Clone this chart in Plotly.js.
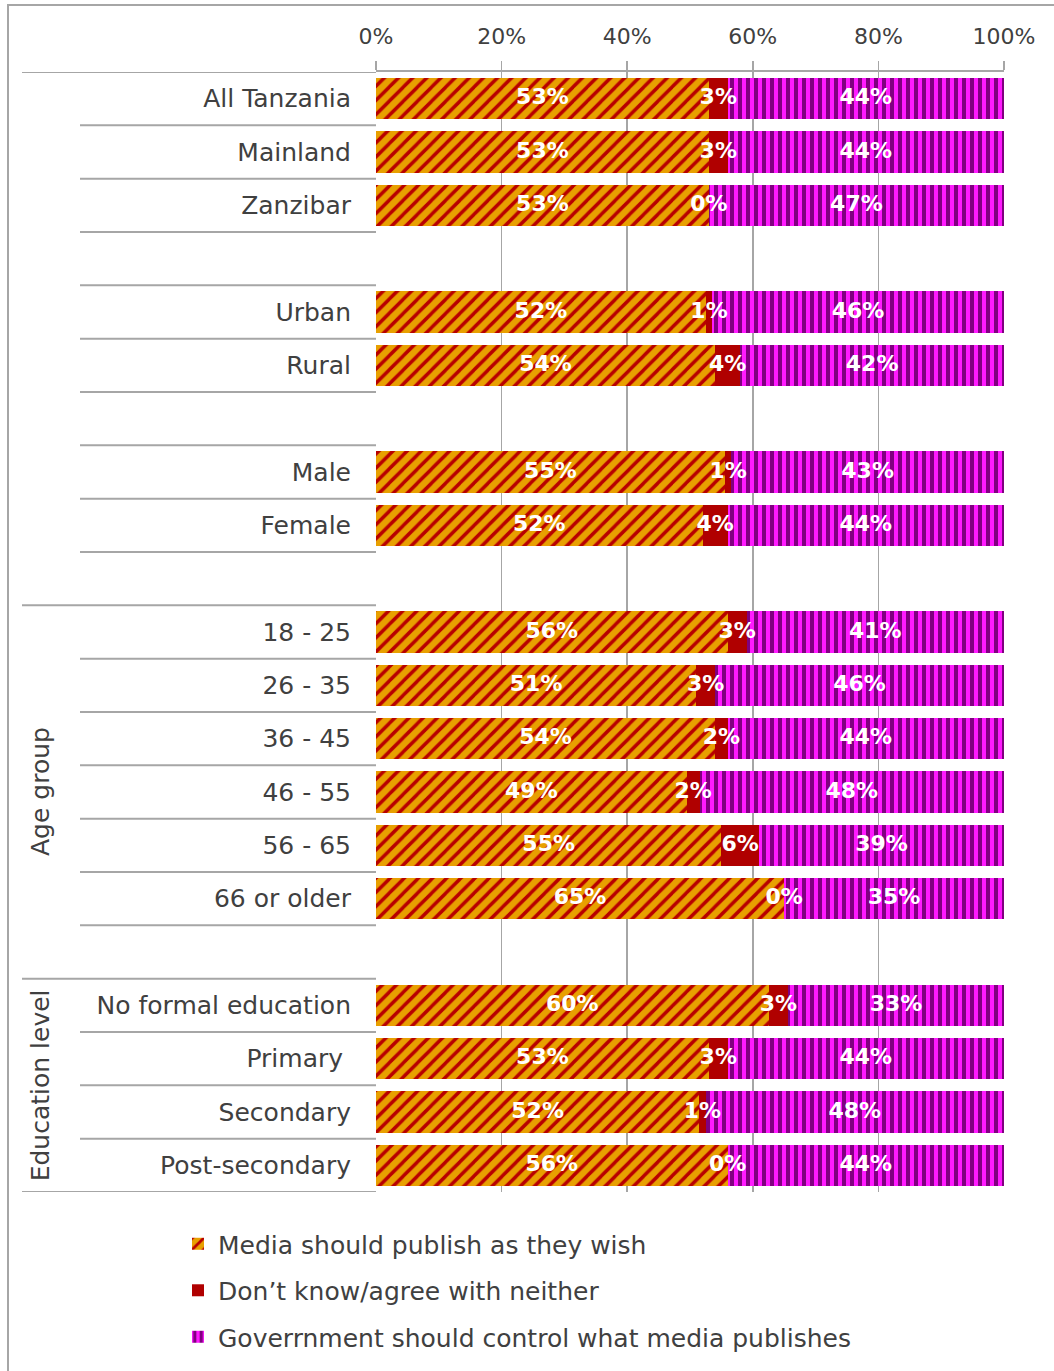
*****
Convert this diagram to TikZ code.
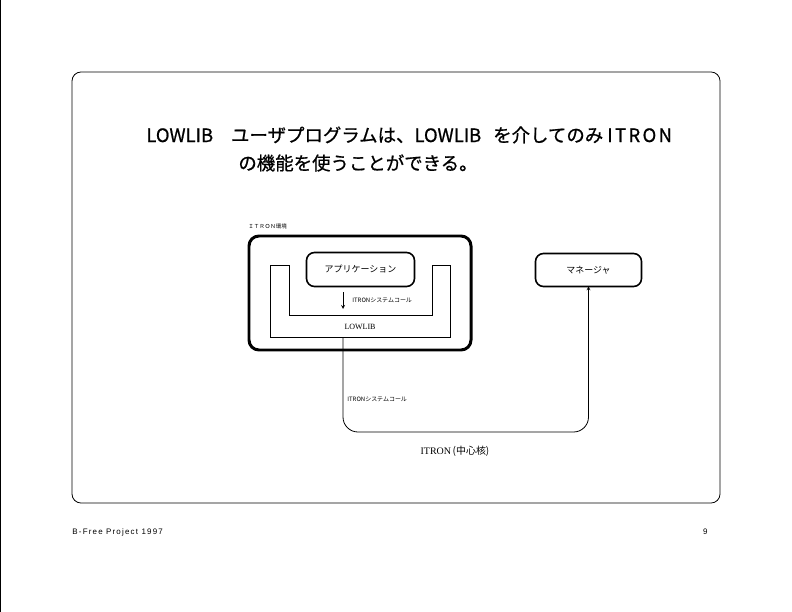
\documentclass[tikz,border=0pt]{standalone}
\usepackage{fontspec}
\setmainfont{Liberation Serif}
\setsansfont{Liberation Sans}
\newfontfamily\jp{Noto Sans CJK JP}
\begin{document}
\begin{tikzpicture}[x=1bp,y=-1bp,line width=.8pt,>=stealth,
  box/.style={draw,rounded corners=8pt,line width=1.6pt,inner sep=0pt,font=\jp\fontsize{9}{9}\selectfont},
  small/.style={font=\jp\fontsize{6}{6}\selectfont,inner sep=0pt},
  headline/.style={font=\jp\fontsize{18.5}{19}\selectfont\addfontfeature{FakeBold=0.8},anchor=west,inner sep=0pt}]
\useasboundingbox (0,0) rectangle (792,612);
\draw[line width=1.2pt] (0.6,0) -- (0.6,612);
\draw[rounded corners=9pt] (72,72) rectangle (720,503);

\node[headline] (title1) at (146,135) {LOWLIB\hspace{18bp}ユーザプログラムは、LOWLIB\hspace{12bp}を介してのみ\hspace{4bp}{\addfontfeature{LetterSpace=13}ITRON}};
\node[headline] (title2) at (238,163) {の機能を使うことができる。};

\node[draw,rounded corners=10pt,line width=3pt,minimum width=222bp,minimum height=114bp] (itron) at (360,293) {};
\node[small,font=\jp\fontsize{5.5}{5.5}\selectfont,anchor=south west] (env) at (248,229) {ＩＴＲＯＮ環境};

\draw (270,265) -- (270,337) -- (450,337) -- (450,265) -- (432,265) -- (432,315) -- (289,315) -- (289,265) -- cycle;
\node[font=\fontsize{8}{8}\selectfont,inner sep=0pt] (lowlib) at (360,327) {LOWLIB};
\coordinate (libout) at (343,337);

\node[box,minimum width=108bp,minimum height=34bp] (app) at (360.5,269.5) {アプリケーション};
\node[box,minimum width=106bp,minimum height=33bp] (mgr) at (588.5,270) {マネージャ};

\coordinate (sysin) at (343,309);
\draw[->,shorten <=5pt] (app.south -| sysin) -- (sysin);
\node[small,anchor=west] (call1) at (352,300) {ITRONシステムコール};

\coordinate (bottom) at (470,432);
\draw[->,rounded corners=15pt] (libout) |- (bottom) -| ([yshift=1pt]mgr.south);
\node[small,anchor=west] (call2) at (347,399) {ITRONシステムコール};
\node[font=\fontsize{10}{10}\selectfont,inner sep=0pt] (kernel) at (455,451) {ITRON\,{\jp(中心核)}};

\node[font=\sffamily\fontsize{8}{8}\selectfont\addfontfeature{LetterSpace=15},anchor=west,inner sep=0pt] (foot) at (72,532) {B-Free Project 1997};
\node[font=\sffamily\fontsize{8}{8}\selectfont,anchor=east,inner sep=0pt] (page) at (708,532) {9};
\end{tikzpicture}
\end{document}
*****
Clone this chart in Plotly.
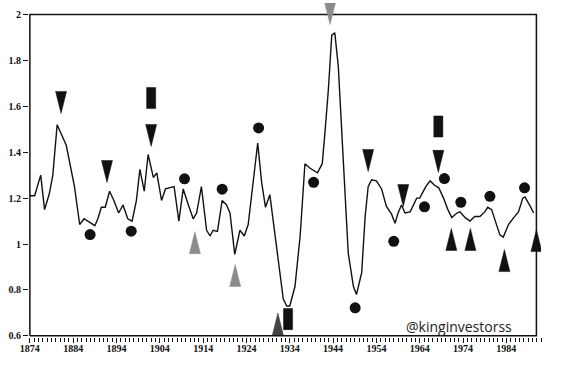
*****
--- JOB ---
Copy out exactly the material that runs from the line with "Convert this diagram to TikZ code." to the line with "(libout) at (343,337);", ends included, and leave the pictures behind.

--- THE REPLY ---
Convert this diagram to TikZ code.
\documentclass[tikz,border=0pt]{standalone}
\usepackage{fontspec}
\setmainfont{Liberation Serif}
\setsansfont{Liberation Sans}
\newfontfamily\jp{Noto Sans CJK JP}
\begin{document}
\begin{tikzpicture}[x=1bp,y=-1bp,line width=.8pt,>=stealth,
  box/.style={draw,rounded corners=8pt,line width=1.6pt,inner sep=0pt,font=\jp\fontsize{9}{9}\selectfont},
  small/.style={font=\jp\fontsize{6}{6}\selectfont,inner sep=0pt},
  headline/.style={font=\jp\fontsize{18.5}{19}\selectfont\addfontfeature{FakeBold=0.8},anchor=west,inner sep=0pt}]
\useasboundingbox (0,0) rectangle (792,612);
\draw[line width=1.2pt] (0.6,0) -- (0.6,612);
\draw[rounded corners=9pt] (72,72) rectangle (720,503);

\node[headline] (title1) at (146,135) {LOWLIB\hspace{18bp}ユーザプログラムは、LOWLIB\hspace{12bp}を介してのみ\hspace{4bp}{\addfontfeature{LetterSpace=13}ITRON}};
\node[headline] (title2) at (238,163) {の機能を使うことができる。};

\node[draw,rounded corners=10pt,line width=3pt,minimum width=222bp,minimum height=114bp] (itron) at (360,293) {};
\node[small,font=\jp\fontsize{5.5}{5.5}\selectfont,anchor=south west] (env) at (248,229) {ＩＴＲＯＮ環境};

\draw (270,265) -- (270,337) -- (450,337) -- (450,265) -- (432,265) -- (432,315) -- (289,315) -- (289,265) -- cycle;
\node[font=\fontsize{8}{8}\selectfont,inner sep=0pt] (lowlib) at (360,327) {LOWLIB};
\coordinate (libout) at (343,337);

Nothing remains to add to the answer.